Now, before I get the reaction that I’m too much a stickler (I had something else written here first), let me provide some context.
Students know due dates way in advance. I provide my students with the entire term’s schedule on the first day of classes, and it’s rare that I make adjustments. That means, students know from day one when all of their tasks and assignments are due.
It’s always the same days. I also limit due days to just two days a week. Students only submit assignments on either Thursdays or Sundays, so when those days come around, that should be a trigger to check the schedule. And, every week there is something due.
They receive lots of reminders. I send out weekly emails to my students that list their tasks for the week and the dates they’re due. This term, I’ve actually sent out additional emails in case I’m not seeing the kind of activity I should the day before a deadline.
I give extensions. There were two parts to this particular assignment (an online presentation). The first was submitting their own presentation. The second was submitting a peer review the following week. Every student has the option to use a one-time extension on an assignment, as long as they let me know in advance they’ll be using it and indicate that in the submission. On the second half, I sent out a reminder to complete the peer review and gave an extra day to complete it.
All of this is to say, I don’t expect students to maintain their schedules without any prompting. I’ve been around the block a few times. My face-to-face students get prompted every time we meet, so I guide my online students through deadlines in the same way.
But, that doesn’t mean I’ll put everything on hold for them. The course will go on, so as an online learner, you must be committed to managing your calendar and keeping up with the due dates.
So, why not just cut her some slack and give her the points whenever she completes it? Because as her teacher, I’m preparing her for professional employment—in whatever form that looks like—so it’s my responsibility to make sure I teach students that deadlines exist for a reason and here are a few…
Deadlines create a fair playing field. It’s not fair of me to hold others to deadlines, those who do manage to work their required tasks into their already busy lives and complete them on time, but then allow others to complete work when it’s convenient or when they remember.
At some point you will come across an inflexible deadline. It might even be that you’re required clock in at 8:00 am. Not 8:03. Not 8:07. 8:00. I’ve worked for those places. If you clock in three minutes late, you’re sitting down with a supervisor having an awkward conversation. And if it happens a few times, you’re not clocking in there at all anymore. Grant writers know all too well that deadlines are brutal. We can all tell you stories of deadlines for applications passing without any wiggle room. I’ve even been standing at a desk signing off on a submission at the 11:59 minute and seen someone else walk in behind me only to be turned away because the clock ticked over to 12:01. The deadline-driven world is a harsh one. You have to start preparing sometime.

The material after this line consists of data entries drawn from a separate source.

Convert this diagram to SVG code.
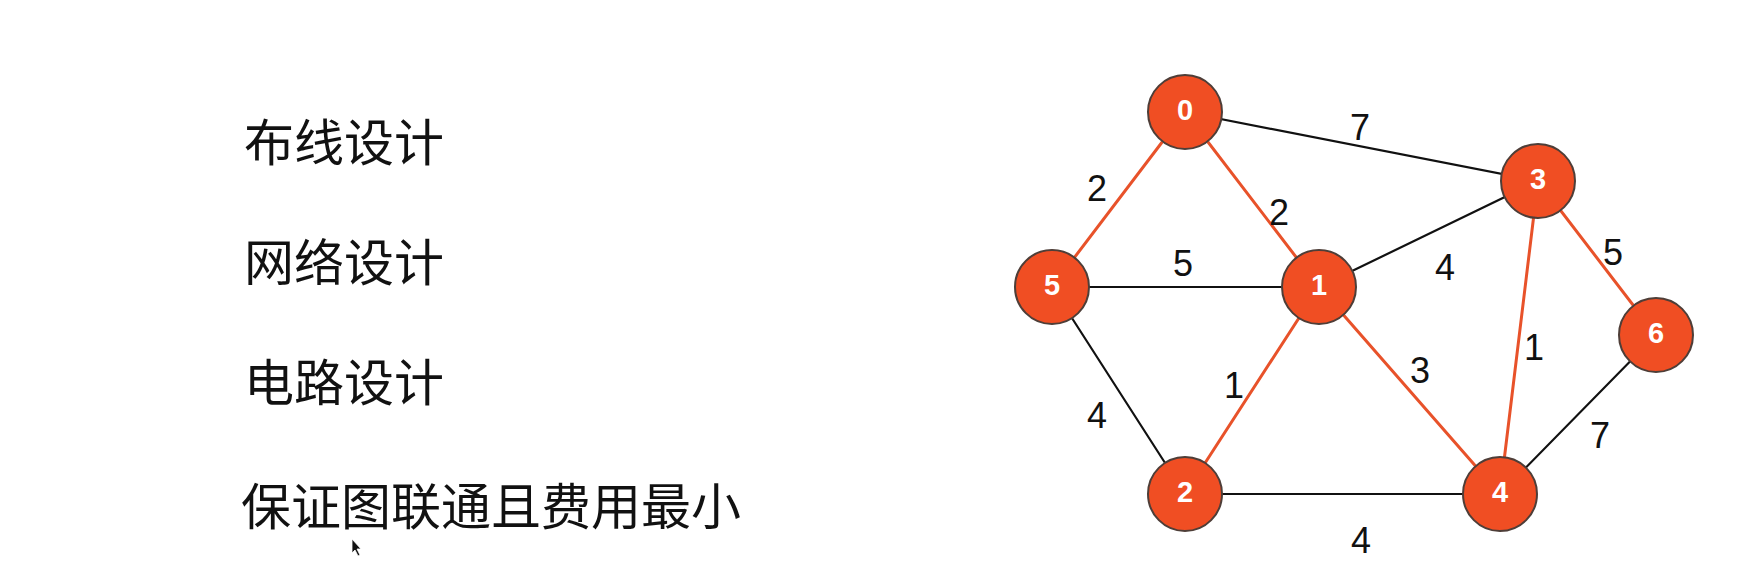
<svg xmlns="http://www.w3.org/2000/svg" width="1737" height="588" viewBox="0 0 1737 588">
<style>
.bg{fill:#ffffff}
.cn{font-family:"Noto Sans CJK SC","Noto Sans",sans-serif;font-size:50px;fill:#111}
.e{fill:none;stroke-linecap:round}
.blk{stroke:#111;stroke-width:2.2}
.red{stroke:#E8522A;stroke-width:3}
.nd{fill:#F04E23;stroke:#4e3e38;stroke-width:2}
.nl{font-family:"Liberation Sans",Arial,sans-serif;font-size:29px;font-weight:bold;fill:#fff;text-anchor:middle}
.wl{font-family:"Liberation Sans",Arial,sans-serif;font-size:36px;fill:#111;text-anchor:middle}
</style>
<rect class="bg" x="0" y="0" width="1737" height="588"/>
<g id="texts">
<text class="cn" x="244" y="161">布线设计</text>
<text class="cn" x="244" y="281">网络设计</text>
<text class="cn" x="244" y="401">电路设计</text>
<text class="cn" x="241" y="525">保证图联通且费用最小</text>
</g>
<g id="cursor">
<polygon points="352,539 352,553 355,550 358,556 360,555 357,549 361,549" fill="#111" stroke="#fff" stroke-width="0.8"/>
</g>
<g id="connectors">
<line class="e blk" x1="1185" y1="112" x2="1538" y2="181"/>
<line class="e blk" x1="1052" y1="287" x2="1319" y2="287"/>
<line class="e blk" x1="1319" y1="287" x2="1538" y2="181"/>
<line class="e blk" x1="1052" y1="287" x2="1185" y2="494"/>
<line class="e blk" x1="1185" y1="494" x2="1500" y2="494"/>
<line class="e blk" x1="1500" y1="494" x2="1656" y2="335"/>
<line class="e red" x1="1185" y1="112" x2="1052" y2="287"/>
<line class="e red" x1="1185" y1="112" x2="1319" y2="287"/>
<line class="e red" x1="1538" y1="181" x2="1656" y2="335"/>
<line class="e red" x1="1538" y1="181" x2="1500" y2="494"/>
<line class="e red" x1="1319" y1="287" x2="1185" y2="494"/>
<line class="e red" x1="1319" y1="287" x2="1500" y2="494"/>
<text class="wl" x="1360" y="140">7</text>
<text class="wl" x="1097" y="201">2</text>
<text class="wl" x="1279" y="225">2</text>
<text class="wl" x="1183" y="276">5</text>
<text class="wl" x="1445" y="280">4</text>
<text class="wl" x="1613" y="265">5</text>
<text class="wl" x="1234" y="398">1</text>
<text class="wl" x="1420" y="383">3</text>
<text class="wl" x="1534" y="360">1</text>
<text class="wl" x="1097" y="428">4</text>
<text class="wl" x="1600" y="448">7</text>
<text class="wl" x="1361" y="553">4</text>
</g>
<g id="node0"><circle class="nd" cx="1185" cy="112" r="37"/><text class="nl" x="1185" y="120">0</text></g>
<g id="node1"><circle class="nd" cx="1319" cy="287" r="37"/><text class="nl" x="1319" y="295">1</text></g>
<g id="node2"><circle class="nd" cx="1185" cy="494" r="37"/><text class="nl" x="1185" y="502">2</text></g>
<g id="node3"><circle class="nd" cx="1538" cy="181" r="37"/><text class="nl" x="1538" y="189">3</text></g>
<g id="node4"><circle class="nd" cx="1500" cy="494" r="37"/><text class="nl" x="1500" y="502">4</text></g>
<g id="node5"><circle class="nd" cx="1052" cy="287" r="37"/><text class="nl" x="1052" y="295">5</text></g>
<g id="node6"><circle class="nd" cx="1656" cy="335" r="37"/><text class="nl" x="1656" y="343">6</text></g>
</svg>
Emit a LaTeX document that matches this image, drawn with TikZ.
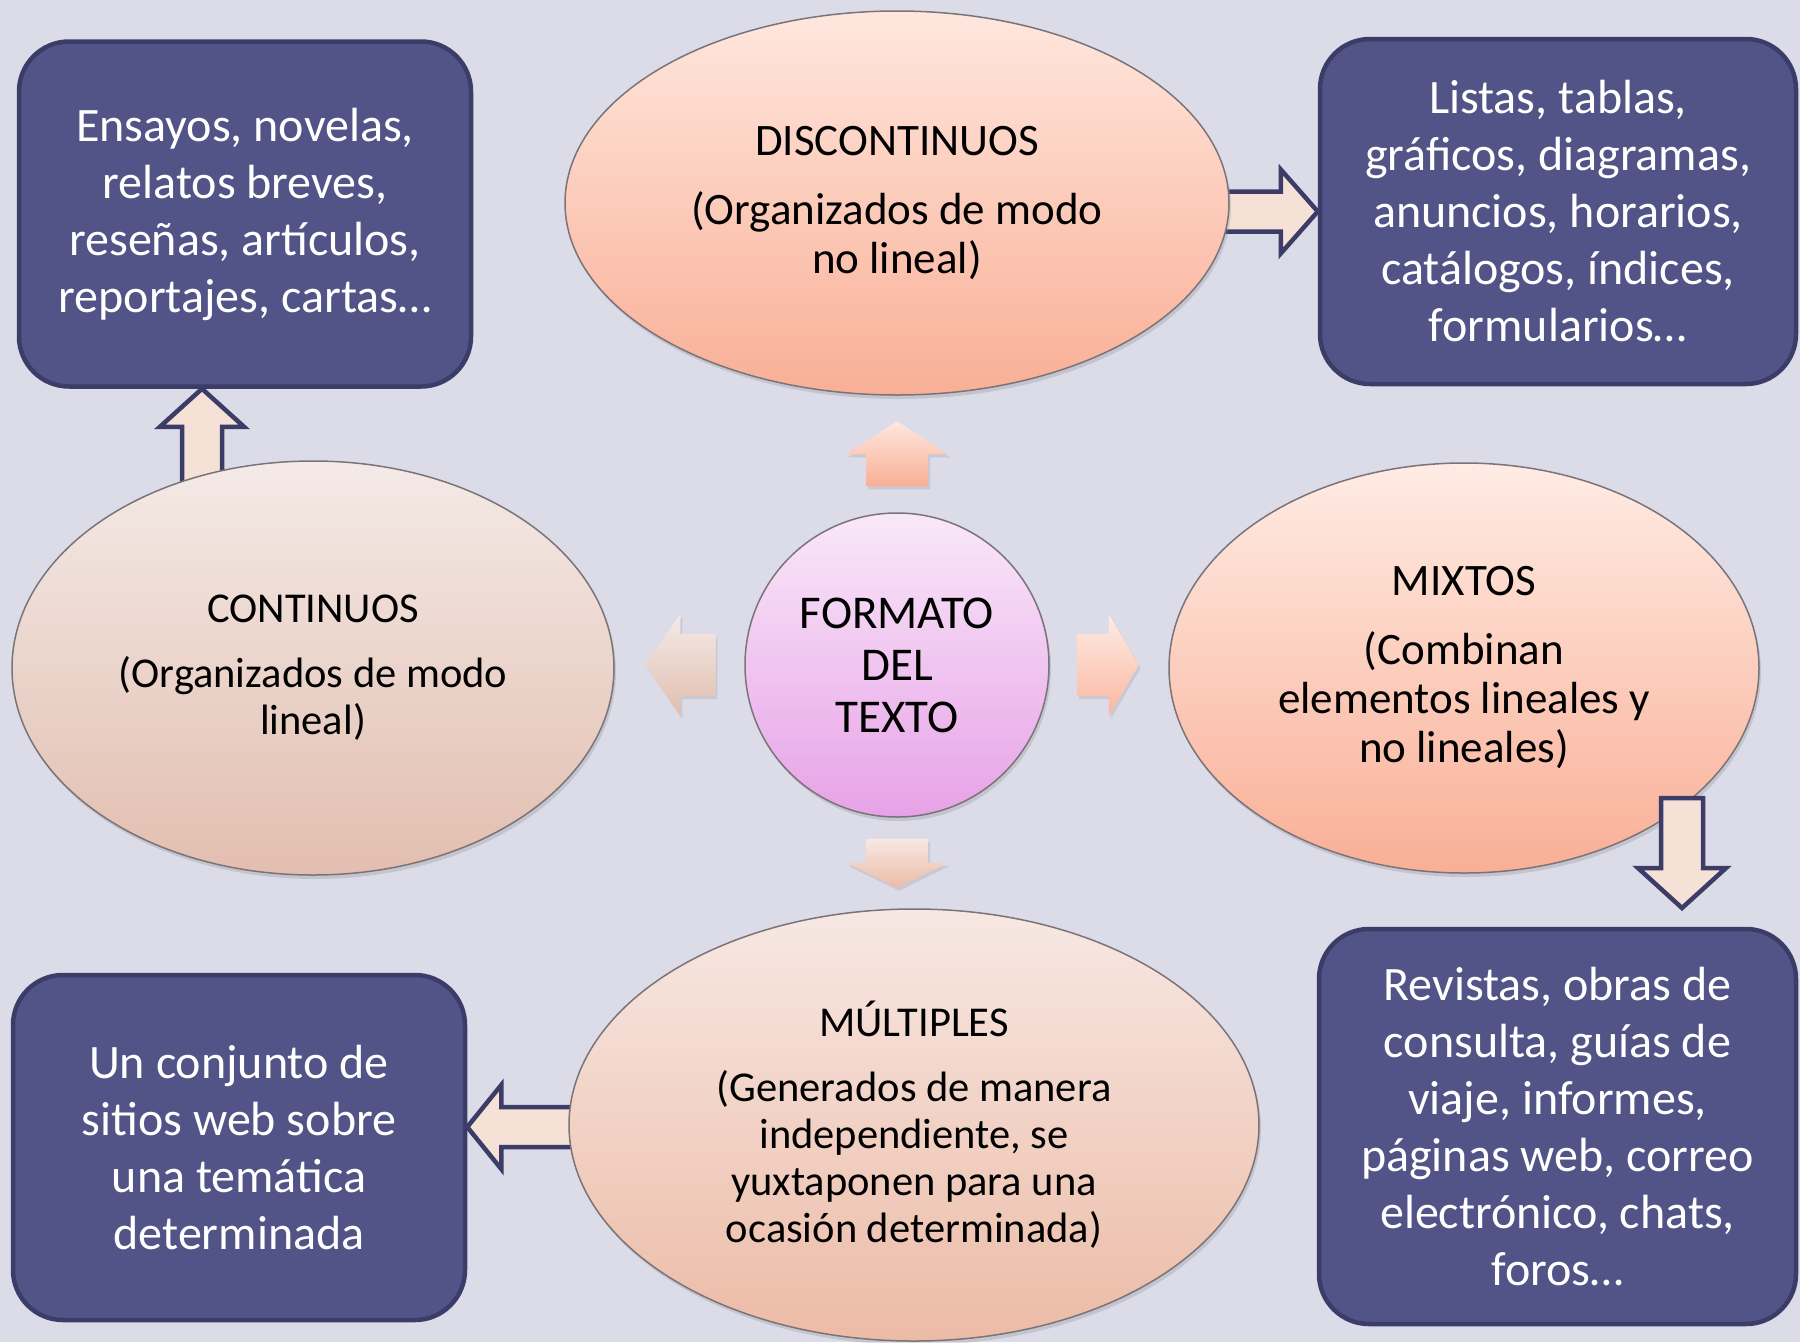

I schedule my time like everyone else. I work full time in addition to teaching which means my time is scheduled into blocks. Each week and day I know how much time I need to complete a set of grading, or writing, or editing. So, I set aside that time to complete that task. When your piece comes in after that block of time is gone, I now have to adjust all of my other blocks to work in that missing piece. The bottom line, you’re inconveniencing me and every other person involved in every other task that I need to complete when I need that extra time to devote to your tardiness.
Okay, so I think I’ve made the point. Online students, you need to manage your time and know your deadlines. So, how do you do it? Here are just a few tips and tools:
- Check your email…at least every other day if not every day. Every online instructor will communicate with you via email (whether school or personal). You have to be committed to checking that every day.
- Don’t just print the calendar. Online courses are living ecologies. As a student, you are part of a system of people, activities, tools, all working inter-dependently together. That means you cannot be a passive participant, print the calendar on the first day, and walk away, only checking in to submit your work. You’re a member of a community that needs your contributions, as well, to continue working toward that end goal of completing the course. You need to actively engage and contribute—on time.
- Get your calendar organized. Here are a few free tools to help you:
Try one until you find one that works.
Online learning is not for the lazy. It’s not for the “I-just-want-an-easy-A” student. And, it’s not for the “I-just-keep-forgetting-to-log-in” learner. Online coursework is for the deadline-driven, self-motivated, stay-on-top-of-it student. Please don’t lose points just because you didn’t log in, check your calendar, or stay organized. Your success depends on you doing all those things—and I want you to succeed.